### [What you need to do]
Type out the complete listing below word for word, without its pictures.

#### Supplied data ####

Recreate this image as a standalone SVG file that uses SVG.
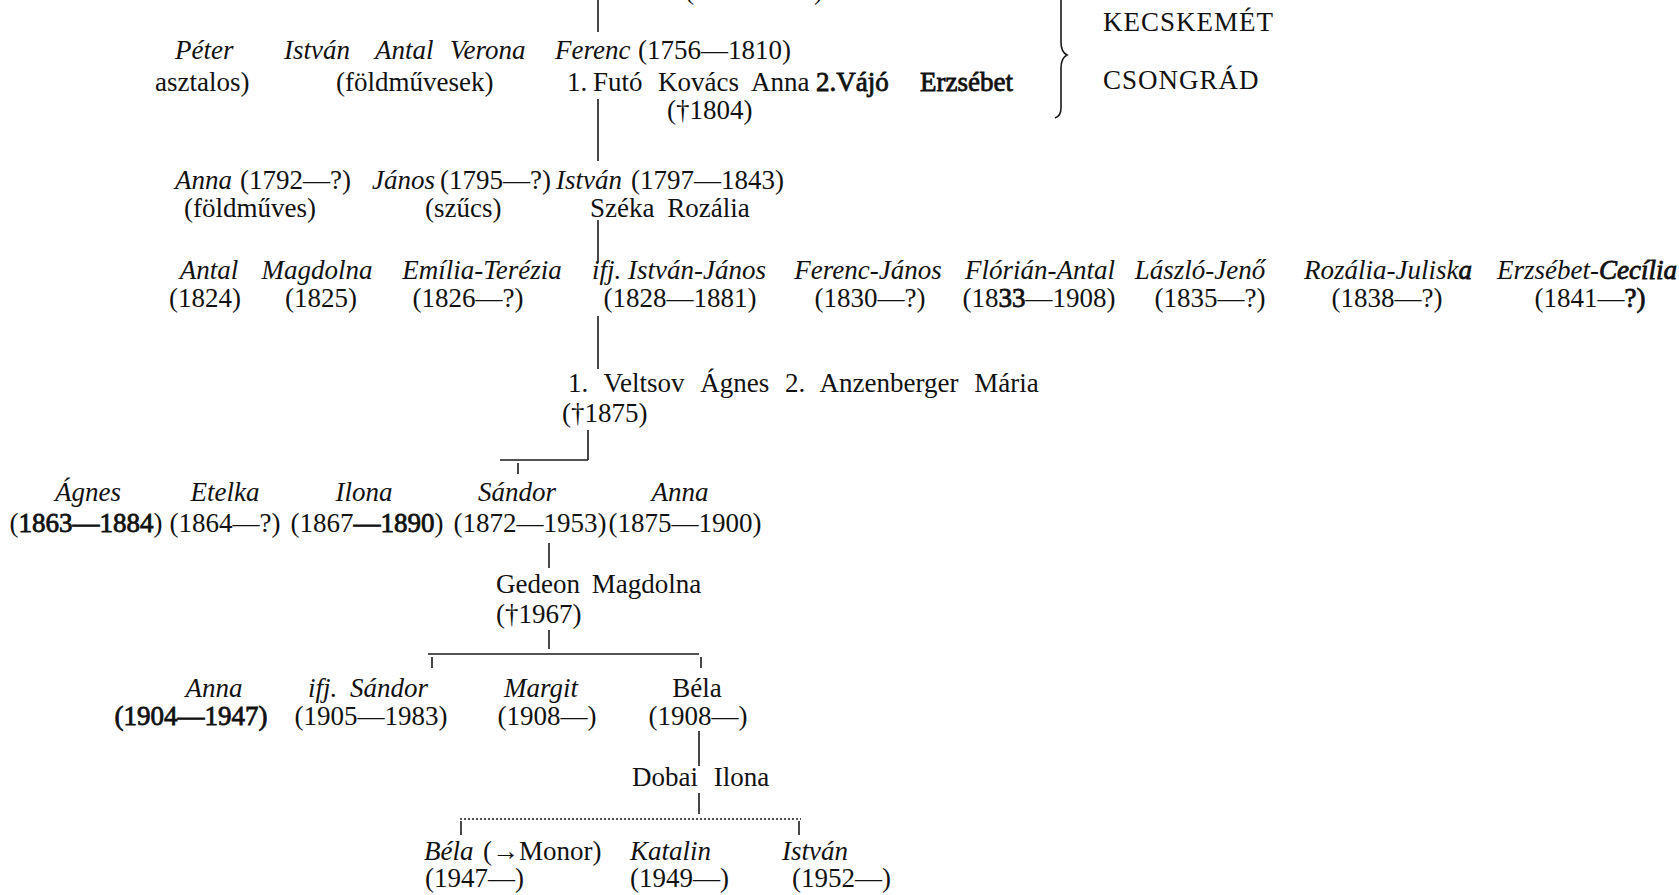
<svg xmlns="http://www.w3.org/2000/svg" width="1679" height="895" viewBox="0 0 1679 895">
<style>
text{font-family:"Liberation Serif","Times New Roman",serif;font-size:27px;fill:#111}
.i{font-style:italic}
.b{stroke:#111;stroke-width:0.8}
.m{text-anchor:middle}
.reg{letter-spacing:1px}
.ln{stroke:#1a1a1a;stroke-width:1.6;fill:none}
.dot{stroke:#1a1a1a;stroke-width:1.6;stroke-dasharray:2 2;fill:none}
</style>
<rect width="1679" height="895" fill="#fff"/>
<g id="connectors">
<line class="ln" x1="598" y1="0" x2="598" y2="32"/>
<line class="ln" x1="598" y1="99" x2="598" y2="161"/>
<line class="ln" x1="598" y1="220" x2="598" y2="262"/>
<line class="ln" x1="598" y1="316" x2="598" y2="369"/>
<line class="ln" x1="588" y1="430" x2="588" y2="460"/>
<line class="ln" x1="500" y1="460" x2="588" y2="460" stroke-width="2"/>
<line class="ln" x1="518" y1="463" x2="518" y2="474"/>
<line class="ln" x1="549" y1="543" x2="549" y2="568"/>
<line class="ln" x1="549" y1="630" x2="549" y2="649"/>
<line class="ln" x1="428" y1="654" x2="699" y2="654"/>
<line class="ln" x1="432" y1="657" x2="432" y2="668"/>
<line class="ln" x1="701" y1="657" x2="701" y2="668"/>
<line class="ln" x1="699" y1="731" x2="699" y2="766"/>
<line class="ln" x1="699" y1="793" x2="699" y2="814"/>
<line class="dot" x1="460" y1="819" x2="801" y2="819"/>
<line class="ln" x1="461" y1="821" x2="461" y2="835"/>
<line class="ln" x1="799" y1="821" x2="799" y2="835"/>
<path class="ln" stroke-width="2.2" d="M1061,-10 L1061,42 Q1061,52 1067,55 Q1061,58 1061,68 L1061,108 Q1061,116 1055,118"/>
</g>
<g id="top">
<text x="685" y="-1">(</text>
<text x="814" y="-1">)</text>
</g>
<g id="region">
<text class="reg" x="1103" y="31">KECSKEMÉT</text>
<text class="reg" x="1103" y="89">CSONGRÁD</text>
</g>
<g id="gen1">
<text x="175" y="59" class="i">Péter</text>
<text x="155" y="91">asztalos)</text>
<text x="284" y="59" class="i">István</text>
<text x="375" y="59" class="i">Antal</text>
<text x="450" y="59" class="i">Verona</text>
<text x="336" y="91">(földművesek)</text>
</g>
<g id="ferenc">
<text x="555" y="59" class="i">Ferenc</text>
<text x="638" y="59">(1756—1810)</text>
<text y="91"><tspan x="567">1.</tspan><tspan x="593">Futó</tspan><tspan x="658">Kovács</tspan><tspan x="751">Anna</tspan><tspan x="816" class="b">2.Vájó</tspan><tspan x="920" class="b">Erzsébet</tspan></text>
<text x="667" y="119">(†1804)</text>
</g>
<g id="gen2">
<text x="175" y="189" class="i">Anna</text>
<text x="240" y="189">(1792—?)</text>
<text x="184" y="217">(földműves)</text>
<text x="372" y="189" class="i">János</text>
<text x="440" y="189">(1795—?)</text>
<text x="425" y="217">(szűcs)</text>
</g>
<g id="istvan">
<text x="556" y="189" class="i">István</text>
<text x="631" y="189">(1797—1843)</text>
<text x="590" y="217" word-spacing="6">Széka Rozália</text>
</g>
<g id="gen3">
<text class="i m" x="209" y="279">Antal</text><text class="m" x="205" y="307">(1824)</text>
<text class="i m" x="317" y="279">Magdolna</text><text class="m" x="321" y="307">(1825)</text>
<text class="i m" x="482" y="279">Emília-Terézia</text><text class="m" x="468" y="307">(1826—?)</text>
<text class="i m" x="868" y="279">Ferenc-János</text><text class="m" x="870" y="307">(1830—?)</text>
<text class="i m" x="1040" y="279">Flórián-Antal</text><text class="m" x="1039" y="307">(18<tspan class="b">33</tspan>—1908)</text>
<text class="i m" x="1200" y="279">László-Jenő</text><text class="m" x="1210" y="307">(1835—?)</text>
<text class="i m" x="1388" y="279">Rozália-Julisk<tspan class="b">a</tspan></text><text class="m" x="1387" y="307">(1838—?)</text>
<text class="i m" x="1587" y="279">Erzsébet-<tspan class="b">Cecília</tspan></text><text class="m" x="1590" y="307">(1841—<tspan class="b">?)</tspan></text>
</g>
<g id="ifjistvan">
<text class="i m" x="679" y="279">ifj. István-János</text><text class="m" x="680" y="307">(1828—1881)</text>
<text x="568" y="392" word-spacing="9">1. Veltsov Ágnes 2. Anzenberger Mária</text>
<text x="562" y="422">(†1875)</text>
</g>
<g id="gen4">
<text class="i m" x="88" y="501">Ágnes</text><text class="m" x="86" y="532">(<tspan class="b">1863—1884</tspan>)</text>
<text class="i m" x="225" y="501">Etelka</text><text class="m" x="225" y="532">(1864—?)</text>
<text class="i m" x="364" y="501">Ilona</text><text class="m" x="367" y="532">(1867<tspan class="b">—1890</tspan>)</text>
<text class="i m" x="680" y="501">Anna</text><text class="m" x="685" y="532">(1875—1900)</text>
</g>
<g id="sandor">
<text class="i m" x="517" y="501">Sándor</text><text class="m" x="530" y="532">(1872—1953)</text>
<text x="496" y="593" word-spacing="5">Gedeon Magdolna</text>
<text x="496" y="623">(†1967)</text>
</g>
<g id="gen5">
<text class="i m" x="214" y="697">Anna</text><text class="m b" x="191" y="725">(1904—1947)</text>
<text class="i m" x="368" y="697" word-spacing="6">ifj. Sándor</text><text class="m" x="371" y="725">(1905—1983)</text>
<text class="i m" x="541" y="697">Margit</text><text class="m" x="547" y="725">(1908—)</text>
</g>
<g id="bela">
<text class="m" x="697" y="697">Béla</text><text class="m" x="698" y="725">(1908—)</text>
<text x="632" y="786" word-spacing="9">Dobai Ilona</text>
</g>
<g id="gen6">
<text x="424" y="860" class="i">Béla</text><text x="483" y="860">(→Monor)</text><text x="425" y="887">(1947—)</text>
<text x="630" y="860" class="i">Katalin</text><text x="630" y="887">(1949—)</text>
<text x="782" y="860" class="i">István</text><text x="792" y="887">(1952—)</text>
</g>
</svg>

####

### [Expected output]
Recreate this image as a standalone SVG file that uses SVG.
<svg xmlns="http://www.w3.org/2000/svg" width="1679" height="895" viewBox="0 0 1679 895">
<style>
text{font-family:"Liberation Serif","Times New Roman",serif;font-size:27px;fill:#111}
.i{font-style:italic}
.b{stroke:#111;stroke-width:0.8}
.m{text-anchor:middle}
.reg{letter-spacing:1px}
.ln{stroke:#1a1a1a;stroke-width:1.6;fill:none}
.dot{stroke:#1a1a1a;stroke-width:1.6;stroke-dasharray:2 2;fill:none}
</style>
<rect width="1679" height="895" fill="#fff"/>
<g id="connectors">
<line class="ln" x1="598" y1="0" x2="598" y2="32"/>
<line class="ln" x1="598" y1="99" x2="598" y2="161"/>
<line class="ln" x1="598" y1="220" x2="598" y2="262"/>
<line class="ln" x1="598" y1="316" x2="598" y2="369"/>
<line class="ln" x1="588" y1="430" x2="588" y2="460"/>
<line class="ln" x1="500" y1="460" x2="588" y2="460" stroke-width="2"/>
<line class="ln" x1="518" y1="463" x2="518" y2="474"/>
<line class="ln" x1="549" y1="543" x2="549" y2="568"/>
<line class="ln" x1="549" y1="630" x2="549" y2="649"/>
<line class="ln" x1="428" y1="654" x2="699" y2="654"/>
<line class="ln" x1="432" y1="657" x2="432" y2="668"/>
<line class="ln" x1="701" y1="657" x2="701" y2="668"/>
<line class="ln" x1="699" y1="731" x2="699" y2="766"/>
<line class="ln" x1="699" y1="793" x2="699" y2="814"/>
<line class="dot" x1="460" y1="819" x2="801" y2="819"/>
<line class="ln" x1="461" y1="821" x2="461" y2="835"/>
<line class="ln" x1="799" y1="821" x2="799" y2="835"/>
<path class="ln" stroke-width="2.2" d="M1061,-10 L1061,42 Q1061,52 1067,55 Q1061,58 1061,68 L1061,108 Q1061,116 1055,118"/>
</g>
<g id="top">
<text x="685" y="-1">(</text>
<text x="814" y="-1">)</text>
</g>
<g id="region">
<text class="reg" x="1103" y="31">KECSKEMÉT</text>
<text class="reg" x="1103" y="89">CSONGRÁD</text>
</g>
<g id="gen1">
<text x="175" y="59" class="i">Péter</text>
<text x="155" y="91">asztalos)</text>
<text x="284" y="59" class="i">István</text>
<text x="375" y="59" class="i">Antal</text>
<text x="450" y="59" class="i">Verona</text>
<text x="336" y="91">(földművesek)</text>
</g>
<g id="ferenc">
<text x="555" y="59" class="i">Ferenc</text>
<text x="638" y="59">(1756—1810)</text>
<text y="91"><tspan x="567">1.</tspan><tspan x="593">Futó</tspan><tspan x="658">Kovács</tspan><tspan x="751">Anna</tspan><tspan x="816" class="b">2.Vájó</tspan><tspan x="920" class="b">Erzsébet</tspan></text>
<text x="667" y="119">(†1804)</text>
</g>
<g id="gen2">
<text x="175" y="189" class="i">Anna</text>
<text x="240" y="189">(1792—?)</text>
<text x="184" y="217">(földműves)</text>
<text x="372" y="189" class="i">János</text>
<text x="440" y="189">(1795—?)</text>
<text x="425" y="217">(szűcs)</text>
</g>
<g id="istvan">
<text x="556" y="189" class="i">István</text>
<text x="631" y="189">(1797—1843)</text>
<text x="590" y="217" word-spacing="6">Széka Rozália</text>
</g>
<g id="gen3">
<text class="i m" x="209" y="279">Antal</text><text class="m" x="205" y="307">(1824)</text>
<text class="i m" x="317" y="279">Magdolna</text><text class="m" x="321" y="307">(1825)</text>
<text class="i m" x="482" y="279">Emília-Terézia</text><text class="m" x="468" y="307">(1826—?)</text>
<text class="i m" x="868" y="279">Ferenc-János</text><text class="m" x="870" y="307">(1830—?)</text>
<text class="i m" x="1040" y="279">Flórián-Antal</text><text class="m" x="1039" y="307">(18<tspan class="b">33</tspan>—1908)</text>
<text class="i m" x="1200" y="279">László-Jenő</text><text class="m" x="1210" y="307">(1835—?)</text>
<text class="i m" x="1388" y="279">Rozália-Julisk<tspan class="b">a</tspan></text><text class="m" x="1387" y="307">(1838—?)</text>
<text class="i m" x="1587" y="279">Erzsébet-<tspan class="b">Cecília</tspan></text><text class="m" x="1590" y="307">(1841—<tspan class="b">?)</tspan></text>
</g>
<g id="ifjistvan">
<text class="i m" x="679" y="279">ifj. István-János</text><text class="m" x="680" y="307">(1828—1881)</text>
<text x="568" y="392" word-spacing="9">1. Veltsov Ágnes 2. Anzenberger Mária</text>
<text x="562" y="422">(†1875)</text>
</g>
<g id="gen4">
<text class="i m" x="88" y="501">Ágnes</text><text class="m" x="86" y="532">(<tspan class="b">1863—1884</tspan>)</text>
<text class="i m" x="225" y="501">Etelka</text><text class="m" x="225" y="532">(1864—?)</text>
<text class="i m" x="364" y="501">Ilona</text><text class="m" x="367" y="532">(1867<tspan class="b">—1890</tspan>)</text>
<text class="i m" x="680" y="501">Anna</text><text class="m" x="685" y="532">(1875—1900)</text>
</g>
<g id="sandor">
<text class="i m" x="517" y="501">Sándor</text><text class="m" x="530" y="532">(1872—1953)</text>
<text x="496" y="593" word-spacing="5">Gedeon Magdolna</text>
<text x="496" y="623">(†1967)</text>
</g>
<g id="gen5">
<text class="i m" x="214" y="697">Anna</text><text class="m b" x="191" y="725">(1904—1947)</text>
<text class="i m" x="368" y="697" word-spacing="6">ifj. Sándor</text><text class="m" x="371" y="725">(1905—1983)</text>
<text class="i m" x="541" y="697">Margit</text><text class="m" x="547" y="725">(1908—)</text>
</g>
<g id="bela">
<text class="m" x="697" y="697">Béla</text><text class="m" x="698" y="725">(1908—)</text>
<text x="632" y="786" word-spacing="9">Dobai Ilona</text>
</g>
<g id="gen6">
<text x="424" y="860" class="i">Béla</text><text x="483" y="860">(→Monor)</text><text x="425" y="887">(1947—)</text>
<text x="630" y="860" class="i">Katalin</text><text x="630" y="887">(1949—)</text>
<text x="782" y="860" class="i">István</text><text x="792" y="887">(1952—)</text>
</g>
</svg>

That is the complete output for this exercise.